La déclaration de victoire publiée depuis Douala pourrait mobiliser davantage de partisans dans les rues de Garoua et d'autres villes, créant ainsi un rapport de force favorable à l'opposition. C'est précisément ce scénario que redoutent les autorités.
Les chancelleries occidentales suivent avec attention cette escalade verbale. Plusieurs diplomates, sous couvert d'anonymat, reconnaissent que la stratégie de l'opposition est "audacieuse mais risquée". "S'ils ont raison sur les chiffres, ils auront gagné la bataille de la communication. S'ils se trompent, ils perdront toute crédibilité", analyse un ambassadeur européen en poste à Yaoundé.

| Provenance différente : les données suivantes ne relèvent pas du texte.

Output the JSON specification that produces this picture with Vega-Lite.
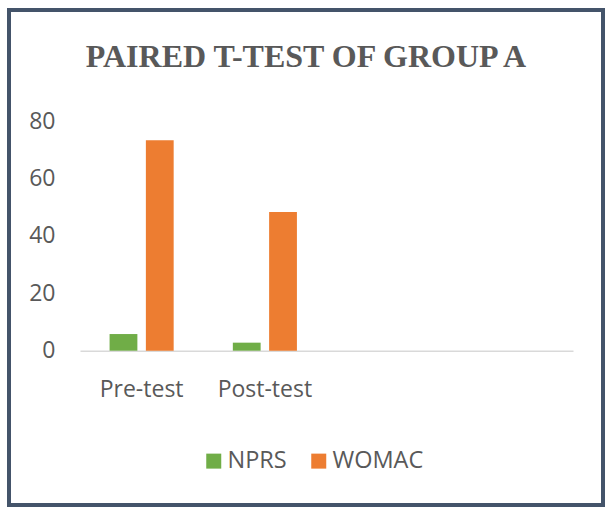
{
  "$schema": "https://vega.github.io/schema/vega-lite/v6.json",
  "width": 594,
  "height": 495,
  "autosize": {"type": "none"},
  "padding": {"left": 9, "top": 10, "right": 2, "bottom": 3},
  "background": "white",
  "title": {
    "text": "PAIRED T-TEST OF GROUP A",
    "font": "Liberation Serif",
    "fontSize": 32,
    "fontWeight": "bold",
    "color": "#595959",
    "anchor": "middle",
    "frame": "group",
    "baseline": "alphabetic",
    "offset": -89
  },
  "data": {
    "values": [
      {"test": "Pre-test", "measure": "NPRS", "value": 5.8},
      {"test": "Pre-test", "measure": "WOMAC", "value": 73.3},
      {"test": "Post-test", "measure": "NPRS", "value": 2.8},
      {"test": "Post-test", "measure": "WOMAC", "value": 48.3}
    ]
  },
  "mark": {"type": "bar"},
  "encoding": {
    "x": {
      "field": "test",
      "type": "nominal",
      "sort": null,
      "scale": {
        "domain": ["Pre-test", "Post-test", " ", "  "],
        "range": [71, 564],
        "paddingInner": 0.48,
        "paddingOuter": 0.24
      },
      "axis": {
        "title": null,
        "labelAngle": 0,
        "ticks": false,
        "domainColor": "#D9D9D9",
        "domainWidth": 1.5,
        "labelPadding": 28,
        "offset": -154.3,
        "labelFont": "Open Sans",
        "labelFontSize": 23,
        "labelColor": "#595959"
      }
    },
    "xOffset": {
      "field": "measure",
      "type": "nominal",
      "scale": {"paddingInner": 0.234, "paddingOuter": 0}
    },
    "y": {
      "field": "value",
      "type": "quantitative",
      "scale": {"domain": [0, 80], "range": [340.7, 111], "nice": false},
      "axis": {
        "title": null,
        "values": [0, 20, 40, 60, 80],
        "grid": false,
        "domain": false,
        "ticks": false,
        "labelPadding": 0,
        "offset": -46,
        "labelFont": "Open Sans",
        "labelFontSize": 23,
        "labelColor": "#595959"
      }
    },
    "color": {
      "field": "measure",
      "type": "nominal",
      "scale": {"domain": ["NPRS", "WOMAC"], "range": ["#70AD47", "#ED7D31"]},
      "legend": {
        "title": null,
        "orient": "none",
        "legendX": 193,
        "legendY": 439,
        "direction": "horizontal",
        "symbolType": "square",
        "symbolSize": 225,
        "symbolStrokeWidth": 0,
        "labelFont": "Open Sans",
        "labelFontSize": 23.5,
        "labelColor": "#595959",
        "labelOffset": 2,
        "columnPadding": 20
      }
    }
  },
  "config": {
    "view": {"stroke": "#44546A", "strokeWidth": 4}
  }
}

L'Union africaine, qui a appelé au calme et au respect du processus électoral, n'a pas encore commenté cette déclaration. Mais l'organisation panafricaine se trouve dans une position délicate, tiraillée entre le respect de la souveraineté des États et la nécessité de défendre la démocratie.

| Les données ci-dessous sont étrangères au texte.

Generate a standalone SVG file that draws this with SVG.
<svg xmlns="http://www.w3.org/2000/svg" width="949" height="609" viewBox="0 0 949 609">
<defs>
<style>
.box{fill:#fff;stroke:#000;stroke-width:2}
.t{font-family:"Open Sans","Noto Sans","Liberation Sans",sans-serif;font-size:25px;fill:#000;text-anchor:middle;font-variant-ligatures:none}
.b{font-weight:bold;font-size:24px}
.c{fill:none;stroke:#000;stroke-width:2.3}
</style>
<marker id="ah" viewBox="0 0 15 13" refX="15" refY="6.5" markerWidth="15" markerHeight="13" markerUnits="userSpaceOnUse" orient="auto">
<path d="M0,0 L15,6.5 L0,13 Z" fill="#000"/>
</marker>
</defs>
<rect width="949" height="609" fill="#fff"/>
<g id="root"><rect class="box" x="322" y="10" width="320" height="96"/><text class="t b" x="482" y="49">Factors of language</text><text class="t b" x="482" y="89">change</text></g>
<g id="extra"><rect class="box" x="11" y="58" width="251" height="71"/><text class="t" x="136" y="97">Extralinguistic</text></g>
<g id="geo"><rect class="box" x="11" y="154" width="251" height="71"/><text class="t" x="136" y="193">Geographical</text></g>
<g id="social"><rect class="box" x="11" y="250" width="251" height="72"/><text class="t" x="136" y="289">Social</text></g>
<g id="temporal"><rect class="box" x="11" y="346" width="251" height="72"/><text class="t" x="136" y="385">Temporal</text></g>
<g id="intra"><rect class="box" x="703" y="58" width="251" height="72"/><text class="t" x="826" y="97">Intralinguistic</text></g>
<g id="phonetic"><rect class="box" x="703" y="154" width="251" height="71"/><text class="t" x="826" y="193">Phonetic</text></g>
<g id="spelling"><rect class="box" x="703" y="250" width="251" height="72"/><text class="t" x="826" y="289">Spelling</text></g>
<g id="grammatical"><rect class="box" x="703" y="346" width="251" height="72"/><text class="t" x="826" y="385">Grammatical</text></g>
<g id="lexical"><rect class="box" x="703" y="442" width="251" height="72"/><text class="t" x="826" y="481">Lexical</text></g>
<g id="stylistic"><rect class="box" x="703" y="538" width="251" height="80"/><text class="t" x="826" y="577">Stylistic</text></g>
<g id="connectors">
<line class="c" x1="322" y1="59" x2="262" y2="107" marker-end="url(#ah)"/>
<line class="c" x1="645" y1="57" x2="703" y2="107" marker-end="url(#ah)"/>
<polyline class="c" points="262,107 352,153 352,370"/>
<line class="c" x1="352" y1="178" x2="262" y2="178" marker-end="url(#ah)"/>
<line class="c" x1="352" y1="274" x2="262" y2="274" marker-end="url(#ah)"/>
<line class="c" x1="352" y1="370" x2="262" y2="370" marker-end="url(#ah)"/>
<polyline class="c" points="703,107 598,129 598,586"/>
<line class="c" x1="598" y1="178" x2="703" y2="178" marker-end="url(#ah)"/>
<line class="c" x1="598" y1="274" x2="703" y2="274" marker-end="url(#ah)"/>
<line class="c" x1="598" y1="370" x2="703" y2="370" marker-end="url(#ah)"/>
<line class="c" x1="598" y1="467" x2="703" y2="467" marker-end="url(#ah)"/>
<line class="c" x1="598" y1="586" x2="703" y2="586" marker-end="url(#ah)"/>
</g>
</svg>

Le Cameroun entre dans une période critique. Si Elecam publie des résultats conformes aux revendications de l'opposition, le pays pourrait connaître une transition historique. Si l'organisme électoral annonce la victoire de Paul Biya, la confrontation paraît inévitable.
Des rumeurs de coup d'État circulent déjà dans la capitale, alimentées par des mouvements inhabituels de troupes et le silence troublant de la hiérarchie militaire. Le spectre du Gabon, où l'armée avait renversé Ali Bongo Ondimba en août 2023 après une élection contestée, plane sur Yaoundé.
L'opposition camerounaise a choisi l'offensive. En revendiquant la victoire avant toute annonce officielle, elle a placé le régime au pied du mur. Les heures qui viennent diront si cette audace était visionnaire ou téméraire. Une chose est certaine : le Cameroun ne sera plus jamais le même après le 12 octobre 2025.